The dollar and oil also got a shot in the arm from the jobs data that had been expected to be dismal, but ended up fuelling hopes the world economy may already be emerging from coronavirus gloom.
The US economy regained 2.5mn jobs in May as pandemic shutdowns began to ease, sending the unemployment rate down to 13.3%, the Labor Department reported yesterday.
This compares with consensus forecasts of an eight-million drop in the workforce.
This a mind-blowing number and shows that the economy is improving, said Naeem Aslam, chief market analyst at AvaTrade. Things are not as bad as many thought.

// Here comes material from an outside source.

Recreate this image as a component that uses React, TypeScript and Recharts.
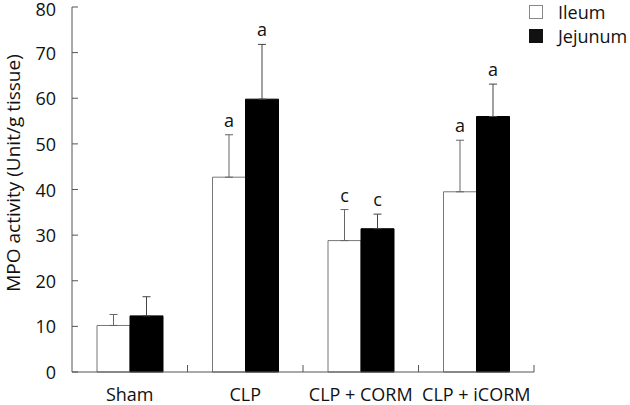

This data, if it is a true reflection of the economy, is likely to speed up the recovery for the US economy, he said.
On Wall Street, the Dow had clocked up a staggering gain of more than 1,000 points by the late New York morning.
US stocks continue to rock and roll after a better than expected non-farm payroll report suggests the economic recovery already began in May, said Edward Moya at OANDA.
The latest support came from the European Central Bank, which on Thursday ramped up its emergency bond-buying scheme by a bigger-than-expected 600bn ($674bn) to 1.35tn.
The dollar rose against the euro following the jobs data, having earlier in the session traded at a three-month low against the European currency.
Oil prices were firmly on course for a sixth weekly rise partly on fresh hopes for the US economy, and partly because Opec and its allies brought forward a meeting to discuss further oil output cuts.
Opec’s 13 members led by Saudi Arabia and their allies, including Russia, who had originally been due to meet on June 9 and 10, will now meet today to talk about cuts, an Opec source said.